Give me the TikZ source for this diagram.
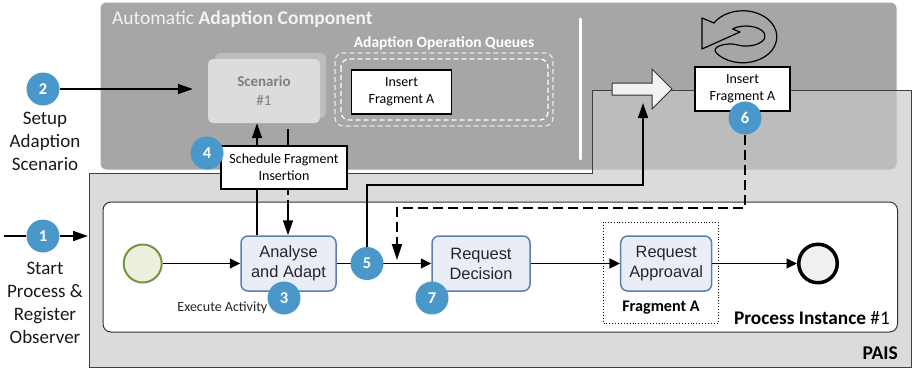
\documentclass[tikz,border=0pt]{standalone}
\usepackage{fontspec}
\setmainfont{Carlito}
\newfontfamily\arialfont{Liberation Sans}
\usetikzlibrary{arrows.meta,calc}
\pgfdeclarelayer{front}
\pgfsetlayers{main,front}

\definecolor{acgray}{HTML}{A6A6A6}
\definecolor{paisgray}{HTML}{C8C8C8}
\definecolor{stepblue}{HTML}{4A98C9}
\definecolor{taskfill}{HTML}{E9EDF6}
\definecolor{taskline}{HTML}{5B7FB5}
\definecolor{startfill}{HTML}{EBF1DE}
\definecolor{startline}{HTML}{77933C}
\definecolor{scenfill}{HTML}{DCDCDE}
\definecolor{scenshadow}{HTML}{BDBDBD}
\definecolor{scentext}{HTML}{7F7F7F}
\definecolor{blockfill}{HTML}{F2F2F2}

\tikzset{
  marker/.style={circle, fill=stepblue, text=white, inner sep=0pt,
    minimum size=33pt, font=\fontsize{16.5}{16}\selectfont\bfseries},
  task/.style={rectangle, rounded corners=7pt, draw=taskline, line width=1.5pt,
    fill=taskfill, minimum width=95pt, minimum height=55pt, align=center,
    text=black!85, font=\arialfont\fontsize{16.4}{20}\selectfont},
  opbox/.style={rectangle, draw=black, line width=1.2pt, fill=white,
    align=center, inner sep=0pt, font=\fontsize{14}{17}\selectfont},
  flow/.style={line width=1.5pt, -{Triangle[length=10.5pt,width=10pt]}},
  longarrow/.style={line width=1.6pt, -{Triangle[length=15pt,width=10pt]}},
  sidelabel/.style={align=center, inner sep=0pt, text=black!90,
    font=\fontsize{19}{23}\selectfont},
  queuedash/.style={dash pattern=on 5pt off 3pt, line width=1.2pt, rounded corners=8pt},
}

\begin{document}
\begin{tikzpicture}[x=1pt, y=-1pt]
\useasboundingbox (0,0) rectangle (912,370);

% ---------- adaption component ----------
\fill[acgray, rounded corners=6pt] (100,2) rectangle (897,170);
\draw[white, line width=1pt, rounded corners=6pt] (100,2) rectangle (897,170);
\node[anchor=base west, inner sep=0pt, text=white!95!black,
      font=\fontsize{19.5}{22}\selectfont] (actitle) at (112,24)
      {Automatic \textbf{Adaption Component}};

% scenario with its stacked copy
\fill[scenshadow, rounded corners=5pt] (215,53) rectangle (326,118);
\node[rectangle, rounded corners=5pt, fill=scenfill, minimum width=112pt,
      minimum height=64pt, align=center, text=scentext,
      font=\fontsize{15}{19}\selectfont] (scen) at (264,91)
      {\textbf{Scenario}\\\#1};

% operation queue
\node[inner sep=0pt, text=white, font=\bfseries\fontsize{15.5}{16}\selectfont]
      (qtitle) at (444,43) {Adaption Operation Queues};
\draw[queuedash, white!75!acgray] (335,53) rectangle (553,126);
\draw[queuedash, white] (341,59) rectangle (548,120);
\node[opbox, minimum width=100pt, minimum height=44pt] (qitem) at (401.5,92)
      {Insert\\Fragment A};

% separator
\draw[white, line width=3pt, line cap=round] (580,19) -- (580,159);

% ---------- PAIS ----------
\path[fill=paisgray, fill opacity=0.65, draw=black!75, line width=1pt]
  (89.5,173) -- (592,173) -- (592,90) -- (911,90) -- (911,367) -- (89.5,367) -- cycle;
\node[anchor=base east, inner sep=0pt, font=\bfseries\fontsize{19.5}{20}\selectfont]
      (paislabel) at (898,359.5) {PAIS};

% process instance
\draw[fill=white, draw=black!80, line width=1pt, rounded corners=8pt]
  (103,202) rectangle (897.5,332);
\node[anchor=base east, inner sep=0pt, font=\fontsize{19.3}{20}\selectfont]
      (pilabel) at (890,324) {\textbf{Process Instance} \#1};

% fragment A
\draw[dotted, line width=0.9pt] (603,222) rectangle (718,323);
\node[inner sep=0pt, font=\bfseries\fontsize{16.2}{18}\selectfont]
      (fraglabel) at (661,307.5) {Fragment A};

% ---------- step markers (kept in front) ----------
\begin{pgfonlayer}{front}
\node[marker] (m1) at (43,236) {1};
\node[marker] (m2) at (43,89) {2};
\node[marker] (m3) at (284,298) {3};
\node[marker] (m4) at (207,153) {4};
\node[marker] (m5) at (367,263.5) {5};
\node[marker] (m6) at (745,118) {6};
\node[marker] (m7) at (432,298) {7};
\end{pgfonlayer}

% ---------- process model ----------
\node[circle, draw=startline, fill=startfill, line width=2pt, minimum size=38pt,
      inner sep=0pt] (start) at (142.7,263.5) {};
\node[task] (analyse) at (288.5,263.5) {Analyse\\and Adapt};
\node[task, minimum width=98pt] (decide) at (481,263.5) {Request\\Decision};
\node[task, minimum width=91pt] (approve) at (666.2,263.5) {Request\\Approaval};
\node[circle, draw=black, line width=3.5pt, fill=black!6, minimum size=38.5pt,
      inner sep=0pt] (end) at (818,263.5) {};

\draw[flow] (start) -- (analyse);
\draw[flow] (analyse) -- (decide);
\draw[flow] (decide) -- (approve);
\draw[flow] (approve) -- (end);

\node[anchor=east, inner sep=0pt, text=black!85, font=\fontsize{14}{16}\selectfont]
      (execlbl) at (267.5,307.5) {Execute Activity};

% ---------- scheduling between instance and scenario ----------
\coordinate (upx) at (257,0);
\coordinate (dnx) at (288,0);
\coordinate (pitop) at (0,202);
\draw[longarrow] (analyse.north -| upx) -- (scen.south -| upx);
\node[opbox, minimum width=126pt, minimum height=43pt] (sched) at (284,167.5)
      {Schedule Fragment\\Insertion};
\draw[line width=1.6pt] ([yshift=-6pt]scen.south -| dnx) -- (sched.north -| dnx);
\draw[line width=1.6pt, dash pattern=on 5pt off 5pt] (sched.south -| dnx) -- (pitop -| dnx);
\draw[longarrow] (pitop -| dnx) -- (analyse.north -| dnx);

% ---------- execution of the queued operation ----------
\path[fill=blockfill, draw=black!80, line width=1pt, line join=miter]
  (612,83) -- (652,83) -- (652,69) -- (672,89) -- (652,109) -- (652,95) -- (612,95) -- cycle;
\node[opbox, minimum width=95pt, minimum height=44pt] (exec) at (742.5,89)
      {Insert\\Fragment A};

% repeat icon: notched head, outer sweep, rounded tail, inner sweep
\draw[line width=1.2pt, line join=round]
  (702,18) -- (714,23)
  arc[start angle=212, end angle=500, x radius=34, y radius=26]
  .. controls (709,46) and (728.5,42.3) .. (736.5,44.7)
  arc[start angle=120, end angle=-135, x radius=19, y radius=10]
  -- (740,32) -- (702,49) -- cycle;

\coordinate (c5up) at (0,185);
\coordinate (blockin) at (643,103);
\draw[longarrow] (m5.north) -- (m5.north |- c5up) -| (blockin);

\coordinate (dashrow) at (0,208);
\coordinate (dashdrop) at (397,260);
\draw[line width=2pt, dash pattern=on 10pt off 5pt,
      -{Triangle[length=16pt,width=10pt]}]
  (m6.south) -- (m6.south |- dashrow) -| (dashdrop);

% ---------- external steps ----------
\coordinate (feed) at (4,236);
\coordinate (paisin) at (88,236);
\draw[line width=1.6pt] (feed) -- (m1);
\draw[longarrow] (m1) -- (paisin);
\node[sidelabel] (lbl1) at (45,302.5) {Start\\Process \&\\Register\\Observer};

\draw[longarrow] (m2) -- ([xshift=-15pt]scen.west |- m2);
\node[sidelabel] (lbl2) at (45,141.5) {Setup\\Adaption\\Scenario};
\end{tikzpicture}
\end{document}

- - - -

Copy out each line word for word, please, skipping the images.

THE RESPONSE |
Give me the TikZ source for this diagram.
\documentclass[tikz,border=0pt]{standalone}
\usepackage{fontspec}
\setmainfont{Carlito}
\newfontfamily\arialfont{Liberation Sans}
\usetikzlibrary{arrows.meta,calc}
\pgfdeclarelayer{front}
\pgfsetlayers{main,front}

\definecolor{acgray}{HTML}{A6A6A6}
\definecolor{paisgray}{HTML}{C8C8C8}
\definecolor{stepblue}{HTML}{4A98C9}
\definecolor{taskfill}{HTML}{E9EDF6}
\definecolor{taskline}{HTML}{5B7FB5}
\definecolor{startfill}{HTML}{EBF1DE}
\definecolor{startline}{HTML}{77933C}
\definecolor{scenfill}{HTML}{DCDCDE}
\definecolor{scenshadow}{HTML}{BDBDBD}
\definecolor{scentext}{HTML}{7F7F7F}
\definecolor{blockfill}{HTML}{F2F2F2}

\tikzset{
  marker/.style={circle, fill=stepblue, text=white, inner sep=0pt,
    minimum size=33pt, font=\fontsize{16.5}{16}\selectfont\bfseries},
  task/.style={rectangle, rounded corners=7pt, draw=taskline, line width=1.5pt,
    fill=taskfill, minimum width=95pt, minimum height=55pt, align=center,
    text=black!85, font=\arialfont\fontsize{16.4}{20}\selectfont},
  opbox/.style={rectangle, draw=black, line width=1.2pt, fill=white,
    align=center, inner sep=0pt, font=\fontsize{14}{17}\selectfont},
  flow/.style={line width=1.5pt, -{Triangle[length=10.5pt,width=10pt]}},
  longarrow/.style={line width=1.6pt, -{Triangle[length=15pt,width=10pt]}},
  sidelabel/.style={align=center, inner sep=0pt, text=black!90,
    font=\fontsize{19}{23}\selectfont},
  queuedash/.style={dash pattern=on 5pt off 3pt, line width=1.2pt, rounded corners=8pt},
}

\begin{document}
\begin{tikzpicture}[x=1pt, y=-1pt]
\useasboundingbox (0,0) rectangle (912,370);

% ---------- adaption component ----------
\fill[acgray, rounded corners=6pt] (100,2) rectangle (897,170);
\draw[white, line width=1pt, rounded corners=6pt] (100,2) rectangle (897,170);
\node[anchor=base west, inner sep=0pt, text=white!95!black,
      font=\fontsize{19.5}{22}\selectfont] (actitle) at (112,24)
      {Automatic \textbf{Adaption Component}};

% scenario with its stacked copy
\fill[scenshadow, rounded corners=5pt] (215,53) rectangle (326,118);
\node[rectangle, rounded corners=5pt, fill=scenfill, minimum width=112pt,
      minimum height=64pt, align=center, text=scentext,
      font=\fontsize{15}{19}\selectfont] (scen) at (264,91)
      {\textbf{Scenario}\\\#1};

% operation queue
\node[inner sep=0pt, text=white, font=\bfseries\fontsize{15.5}{16}\selectfont]
      (qtitle) at (444,43) {Adaption Operation Queues};
\draw[queuedash, white!75!acgray] (335,53) rectangle (553,126);
\draw[queuedash, white] (341,59) rectangle (548,120);
\node[opbox, minimum width=100pt, minimum height=44pt] (qitem) at (401.5,92)
      {Insert\\Fragment A};

% separator
\draw[white, line width=3pt, line cap=round] (580,19) -- (580,159);

% ---------- PAIS ----------
\path[fill=paisgray, fill opacity=0.65, draw=black!75, line width=1pt]
  (89.5,173) -- (592,173) -- (592,90) -- (911,90) -- (911,367) -- (89.5,367) -- cycle;
\node[anchor=base east, inner sep=0pt, font=\bfseries\fontsize{19.5}{20}\selectfont]
      (paislabel) at (898,359.5) {PAIS};

% process instance
\draw[fill=white, draw=black!80, line width=1pt, rounded corners=8pt]
  (103,202) rectangle (897.5,332);
\node[anchor=base east, inner sep=0pt, font=\fontsize{19.3}{20}\selectfont]
      (pilabel) at (890,324) {\textbf{Process Instance} \#1};

% fragment A
\draw[dotted, line width=0.9pt] (603,222) rectangle (718,323);
\node[inner sep=0pt, font=\bfseries\fontsize{16.2}{18}\selectfont]
      (fraglabel) at (661,307.5) {Fragment A};

% ---------- step markers (kept in front) ----------
\begin{pgfonlayer}{front}
\node[marker] (m1) at (43,236) {1};
\node[marker] (m2) at (43,89) {2};
\node[marker] (m3) at (284,298) {3};
\node[marker] (m4) at (207,153) {4};
\node[marker] (m5) at (367,263.5) {5};
\node[marker] (m6) at (745,118) {6};
\node[marker] (m7) at (432,298) {7};
\end{pgfonlayer}

% ---------- process model ----------
\node[circle, draw=startline, fill=startfill, line width=2pt, minimum size=38pt,
      inner sep=0pt] (start) at (142.7,263.5) {};
\node[task] (analyse) at (288.5,263.5) {Analyse\\and Adapt};
\node[task, minimum width=98pt] (decide) at (481,263.5) {Request\\Decision};
\node[task, minimum width=91pt] (approve) at (666.2,263.5) {Request\\Approaval};
\node[circle, draw=black, line width=3.5pt, fill=black!6, minimum size=38.5pt,
      inner sep=0pt] (end) at (818,263.5) {};

\draw[flow] (start) -- (analyse);
\draw[flow] (analyse) -- (decide);
\draw[flow] (decide) -- (approve);
\draw[flow] (approve) -- (end);

\node[anchor=east, inner sep=0pt, text=black!85, font=\fontsize{14}{16}\selectfont]
      (execlbl) at (267.5,307.5) {Execute Activity};

% ---------- scheduling between instance and scenario ----------
\coordinate (upx) at (257,0);
\coordinate (dnx) at (288,0);
\coordinate (pitop) at (0,202);
\draw[longarrow] (analyse.north -| upx) -- (scen.south -| upx);
\node[opbox, minimum width=126pt, minimum height=43pt] (sched) at (284,167.5)
      {Schedule Fragment\\Insertion};
\draw[line width=1.6pt] ([yshift=-6pt]scen.south -| dnx) -- (sched.north -| dnx);
\draw[line width=1.6pt, dash pattern=on 5pt off 5pt] (sched.south -| dnx) -- (pitop -| dnx);
\draw[longarrow] (pitop -| dnx) -- (analyse.north -| dnx);

% ---------- execution of the queued operation ----------
\path[fill=blockfill, draw=black!80, line width=1pt, line join=miter]
  (612,83) -- (652,83) -- (652,69) -- (672,89) -- (652,109) -- (652,95) -- (612,95) -- cycle;
\node[opbox, minimum width=95pt, minimum height=44pt] (exec) at (742.5,89)
      {Insert\\Fragment A};

% repeat icon: notched head, outer sweep, rounded tail, inner sweep
\draw[line width=1.2pt, line join=round]
  (702,18) -- (714,23)
  arc[start angle=212, end angle=500, x radius=34, y radius=26]
  .. controls (709,46) and (728.5,42.3) .. (736.5,44.7)
  arc[start angle=120, end angle=-135, x radius=19, y radius=10]
  -- (740,32) -- (702,49) -- cycle;

\coordinate (c5up) at (0,185);
\coordinate (blockin) at (643,103);
\draw[longarrow] (m5.north) -- (m5.north |- c5up) -| (blockin);

\coordinate (dashrow) at (0,208);
\coordinate (dashdrop) at (397,260);
\draw[line width=2pt, dash pattern=on 10pt off 5pt,
      -{Triangle[length=16pt,width=10pt]}]
  (m6.south) -- (m6.south |- dashrow) -| (dashdrop);

% ---------- external steps ----------
\coordinate (feed) at (4,236);
\coordinate (paisin) at (88,236);
\draw[line width=1.6pt] (feed) -- (m1);
\draw[longarrow] (m1) -- (paisin);
\node[sidelabel] (lbl1) at (45,302.5) {Start\\Process \&\\Register\\Observer};

\draw[longarrow] (m2) -- ([xshift=-15pt]scen.west |- m2);
\node[sidelabel] (lbl2) at (45,141.5) {Setup\\Adaption\\Scenario};
\end{tikzpicture}
\end{document}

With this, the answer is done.